Zachary Levi does a phenomenal job playing a teenager who finds himself thrust into an adult body. The problem is, the teenager he’s playing bears absolutely no resemblance to the teenager being played by Asher Angel for the rest of the movie. Angel’s Billy Batson is a bitter, closed-off, cynical kid who has a lot of emotional walls that need taking down. Levi’s Shazam sounds precisely nothing like the kid Angel is playing—in fact, he sounds more like Jack Dylan Grazer’s magnificently nerdy Freddy than he does Billy.

It’s a failure of scripting, directing, and acting, as the character voice for Shazam doesn’t match the character voice for Billy. Normally, when you’re doing a superhero—particularly one who has a secret identity of some sort—having the secret ID and the hero have different voices is a good thing. You don’t (necessarily) want Bruce Wayne to sound like Batman or Clark Kent to sound like Superman.

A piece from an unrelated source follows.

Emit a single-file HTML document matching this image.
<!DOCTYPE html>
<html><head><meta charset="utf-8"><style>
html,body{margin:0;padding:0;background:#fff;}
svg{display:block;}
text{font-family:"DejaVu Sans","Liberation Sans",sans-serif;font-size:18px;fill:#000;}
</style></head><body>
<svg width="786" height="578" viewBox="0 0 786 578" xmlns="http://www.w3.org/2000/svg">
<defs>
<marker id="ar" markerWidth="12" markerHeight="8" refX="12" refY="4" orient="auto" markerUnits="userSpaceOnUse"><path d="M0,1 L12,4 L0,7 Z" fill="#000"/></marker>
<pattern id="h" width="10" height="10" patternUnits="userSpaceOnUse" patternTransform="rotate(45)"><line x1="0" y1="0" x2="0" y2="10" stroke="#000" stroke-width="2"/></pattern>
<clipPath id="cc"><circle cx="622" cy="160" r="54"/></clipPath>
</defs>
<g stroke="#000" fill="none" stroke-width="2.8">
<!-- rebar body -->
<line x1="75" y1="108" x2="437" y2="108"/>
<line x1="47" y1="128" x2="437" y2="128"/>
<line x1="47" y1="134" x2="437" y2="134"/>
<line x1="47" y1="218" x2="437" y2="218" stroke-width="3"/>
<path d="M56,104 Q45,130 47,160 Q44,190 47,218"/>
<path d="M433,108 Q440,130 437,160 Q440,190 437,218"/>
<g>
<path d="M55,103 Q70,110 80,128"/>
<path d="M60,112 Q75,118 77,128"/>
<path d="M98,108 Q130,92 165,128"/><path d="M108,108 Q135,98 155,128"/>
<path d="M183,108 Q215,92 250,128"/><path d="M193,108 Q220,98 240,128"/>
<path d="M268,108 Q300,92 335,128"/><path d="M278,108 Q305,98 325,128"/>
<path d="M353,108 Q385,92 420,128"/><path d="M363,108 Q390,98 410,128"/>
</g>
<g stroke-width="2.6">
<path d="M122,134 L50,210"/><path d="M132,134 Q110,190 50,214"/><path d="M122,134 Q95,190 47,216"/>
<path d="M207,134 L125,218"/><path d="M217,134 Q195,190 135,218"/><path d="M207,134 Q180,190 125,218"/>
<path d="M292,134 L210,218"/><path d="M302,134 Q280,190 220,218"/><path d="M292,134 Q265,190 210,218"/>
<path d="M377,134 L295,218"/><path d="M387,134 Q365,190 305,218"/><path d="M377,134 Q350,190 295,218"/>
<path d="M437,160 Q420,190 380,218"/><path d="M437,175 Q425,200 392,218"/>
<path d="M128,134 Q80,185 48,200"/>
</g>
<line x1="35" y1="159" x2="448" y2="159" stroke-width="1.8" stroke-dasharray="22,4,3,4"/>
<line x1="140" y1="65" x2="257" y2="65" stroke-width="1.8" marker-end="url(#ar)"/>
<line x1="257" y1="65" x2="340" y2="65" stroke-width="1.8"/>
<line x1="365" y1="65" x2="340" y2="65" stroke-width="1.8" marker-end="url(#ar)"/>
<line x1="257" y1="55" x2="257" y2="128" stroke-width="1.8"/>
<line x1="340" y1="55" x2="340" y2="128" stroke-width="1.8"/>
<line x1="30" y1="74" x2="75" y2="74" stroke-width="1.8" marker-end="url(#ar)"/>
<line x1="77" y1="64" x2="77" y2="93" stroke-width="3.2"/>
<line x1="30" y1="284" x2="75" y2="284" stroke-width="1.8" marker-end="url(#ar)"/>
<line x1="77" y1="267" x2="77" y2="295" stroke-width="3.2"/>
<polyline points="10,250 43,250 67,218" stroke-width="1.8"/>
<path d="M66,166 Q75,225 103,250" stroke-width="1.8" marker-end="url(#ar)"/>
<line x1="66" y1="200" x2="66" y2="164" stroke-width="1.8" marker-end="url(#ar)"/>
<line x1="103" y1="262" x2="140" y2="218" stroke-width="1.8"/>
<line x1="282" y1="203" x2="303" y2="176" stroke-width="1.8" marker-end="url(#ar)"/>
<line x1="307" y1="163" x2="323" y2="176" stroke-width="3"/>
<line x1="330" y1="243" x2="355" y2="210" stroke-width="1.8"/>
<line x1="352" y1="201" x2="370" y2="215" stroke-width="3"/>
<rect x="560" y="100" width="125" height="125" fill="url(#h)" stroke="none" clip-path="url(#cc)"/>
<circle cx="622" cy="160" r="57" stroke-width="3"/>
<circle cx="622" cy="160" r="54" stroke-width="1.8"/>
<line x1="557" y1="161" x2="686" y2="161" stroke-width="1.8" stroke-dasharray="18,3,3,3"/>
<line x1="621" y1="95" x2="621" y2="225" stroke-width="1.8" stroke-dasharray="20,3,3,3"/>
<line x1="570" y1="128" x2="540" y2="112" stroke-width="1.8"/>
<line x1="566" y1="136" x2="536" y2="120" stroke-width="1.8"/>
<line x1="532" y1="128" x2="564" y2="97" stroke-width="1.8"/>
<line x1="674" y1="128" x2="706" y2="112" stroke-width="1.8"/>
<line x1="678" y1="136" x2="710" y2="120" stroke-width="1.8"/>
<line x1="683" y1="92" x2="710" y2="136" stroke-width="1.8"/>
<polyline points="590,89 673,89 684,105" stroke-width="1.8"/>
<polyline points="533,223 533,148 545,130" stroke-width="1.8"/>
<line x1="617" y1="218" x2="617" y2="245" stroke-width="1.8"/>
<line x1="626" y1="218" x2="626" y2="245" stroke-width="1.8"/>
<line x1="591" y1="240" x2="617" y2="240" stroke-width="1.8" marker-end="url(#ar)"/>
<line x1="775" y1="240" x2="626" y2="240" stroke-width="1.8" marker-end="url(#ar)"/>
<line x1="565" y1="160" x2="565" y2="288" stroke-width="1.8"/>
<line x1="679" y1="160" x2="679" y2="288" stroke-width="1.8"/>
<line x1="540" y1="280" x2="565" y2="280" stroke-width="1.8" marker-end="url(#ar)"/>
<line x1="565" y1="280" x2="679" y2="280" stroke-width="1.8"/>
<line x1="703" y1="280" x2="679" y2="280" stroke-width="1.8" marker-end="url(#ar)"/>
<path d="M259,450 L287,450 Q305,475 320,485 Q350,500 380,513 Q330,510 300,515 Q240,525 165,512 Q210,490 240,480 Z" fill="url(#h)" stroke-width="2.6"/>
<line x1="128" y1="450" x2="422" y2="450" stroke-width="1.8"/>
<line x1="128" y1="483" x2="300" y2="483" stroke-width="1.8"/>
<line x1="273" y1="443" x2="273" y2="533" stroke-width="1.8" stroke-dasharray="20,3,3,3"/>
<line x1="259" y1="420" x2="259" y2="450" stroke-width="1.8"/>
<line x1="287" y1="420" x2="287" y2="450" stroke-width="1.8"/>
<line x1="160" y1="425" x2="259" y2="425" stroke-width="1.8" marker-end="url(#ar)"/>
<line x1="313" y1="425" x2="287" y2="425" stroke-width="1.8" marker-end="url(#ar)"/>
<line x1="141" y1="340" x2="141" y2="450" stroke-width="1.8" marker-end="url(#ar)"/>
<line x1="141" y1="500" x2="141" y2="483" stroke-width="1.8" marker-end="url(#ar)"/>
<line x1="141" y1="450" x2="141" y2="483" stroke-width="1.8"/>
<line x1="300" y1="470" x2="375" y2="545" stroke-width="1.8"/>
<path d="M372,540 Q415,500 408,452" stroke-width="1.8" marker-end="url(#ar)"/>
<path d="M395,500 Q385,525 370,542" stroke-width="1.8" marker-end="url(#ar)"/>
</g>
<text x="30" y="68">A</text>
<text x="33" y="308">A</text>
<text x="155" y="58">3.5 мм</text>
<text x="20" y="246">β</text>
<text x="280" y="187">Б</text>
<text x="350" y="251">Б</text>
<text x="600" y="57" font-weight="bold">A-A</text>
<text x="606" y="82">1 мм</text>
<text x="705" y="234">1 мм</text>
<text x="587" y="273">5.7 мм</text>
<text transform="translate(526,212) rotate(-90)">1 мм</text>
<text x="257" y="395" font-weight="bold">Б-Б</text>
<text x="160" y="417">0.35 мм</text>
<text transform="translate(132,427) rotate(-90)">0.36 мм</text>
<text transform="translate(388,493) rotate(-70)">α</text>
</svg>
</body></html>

But Billy and Shazam are the same person, and he’s brand-new to it. While Shazam’s attempts to sound adult are hilariously labored, they don’t sound like Billy, who is actually pretty good at communicating with adults when he locks two cops in a pawn shop or talks with the social worker.


On 2019’s Hellboy:

The acting is hit and miss. Ian McShane is superlative, as always, Stephen Graham is having a grand old time as Grugach, and Sasha Lane does a fine job with Alice. However, Milla Jovovich and Daniel Dae Kim both are done in by the silly accents they put on, neither of which are particularly good, and both of which spoil their acting work something fierce. David Harbour apparently thinks that shouting is the same as acting, because all he does in this movie is shout. A lot. Very loudly. To no good effect. Mind you, I love Harbour in pretty much everything else I’ve seen him in, he’s a wonderful actor, but he turns in about half a two-dimensional performance here.


On Men in Black International:

And the story beats are all irritatingly familiar. We’re four movies in, and every single time, we’ve had some kind of variation on “new person has to have the realities of the crazinesss explained to them.” It was J in the first one, the neuralyzed K in the second, the younger K in the third (in this case, having the future explained to him, kinda), and M here. I’m glad they at least made an effort to differentiate H and M from K and J—H is more Tony Stark than Joe Friday, and M bullies her way into it instead of being recruited—and Chris Hemsworth and Tessa Thompson continue the excellent chemistry they’ve displayed in their Marvel movies together, but it still feels like a pale copy of the chemistry Will Smith and Tommy Lee Jones had. Speaking of pale copies, we also have Pawny. I hasten to add that this is not Kumail Nanjiani’s fault—he’s delightful as Pawny’s voice—but the character himself is such an obvious attempt to do Frank the Pug again and it’s wearying.

It’s not a complete disaster. Actually, it isn’t a disaster at all, it’s just dull. But Les Twins are superb as the twin energy beings, using their dancing skills to create magnificently alien body language. But it’s really the only memorable part of a movie that wastes a setup, a setting, and several great actors in a movie that just sits dolefully on the screen.


On X-Men: Dark Phoenix:

Artificial conflicts are the order of the day in this movie, as the X-Men confront Grey in full uniform ready for a fight when all she’s done is go to her home. It’s an unnecessarily provocative setup that makes no sense when we’re talking about friends going after friends. (Grey hasn’t proven to be that dangerous yet.)

After that, a single incident in the suburbs in which a few people get hurt and one X-Men team member is killed suddenly leads to mutants being vilified again. It’s too quick a change for not a good enough reason. If Grey had killed a bunch of people, or done something more public and brutal, that would be one thing, and even then, it wouldn’t be an instant process where they go from hot-line to the president to mutant containment facilities in a day.

And then there’s the attack in New York, in which Xavier urges Magneto not to have a big-ass fight in a city because that will make things worse, and then both sides not only fight, but have absolutely no regard for civilian casualties. One expects that from Magneto, but the X-Men aren’t any better in this regard, with Cyclops casually zapping cars and buses and so on.


On Joker:

It’s an interesting notion to have Joker be the cinematic/DC universe equivalent of Bernhard Goetz. In 1984, Goetz shot four African-American kids on a New York subway who he thought were trying to rob him. To be clear, the four victims of Goetz’s shooting had criminal records and testified that they were on their way to a robbery. Nonetheless, Goetz took it upon himself to shoot the four, an extreme penalty for asking for five bucks, even if it was a mugging rather than panhandling as the four said at the trial.

It was a cause célèbre here in New York in the 1980s, with opinions on Goetz hugely divided, in terms of extreme response, in terms of the high crime rate in New York in 1984, in terms of it being white-on-black violence, and in terms of vigilantism.

[Todd] Phillips was very obviously inspired by the Goetz case, though he hedges his bets by making his victims wealthy white guys who are sexually harassing a woman, so you have a much easier time watching them get shot.

And that’s just a cowardly way to approach it. Joker’s supposed to be a villain. That’s the whole point of the character. Why not make his victims a gaggle of poor African-American kids? Instead, they’re “safer” victims, members of the 1% against whom the poor of the city already have an animus. They’re easy targets, and they also are yet another attempt to make Fleck/Joker into a sympathetic victim, which is a problem for a mass murderer.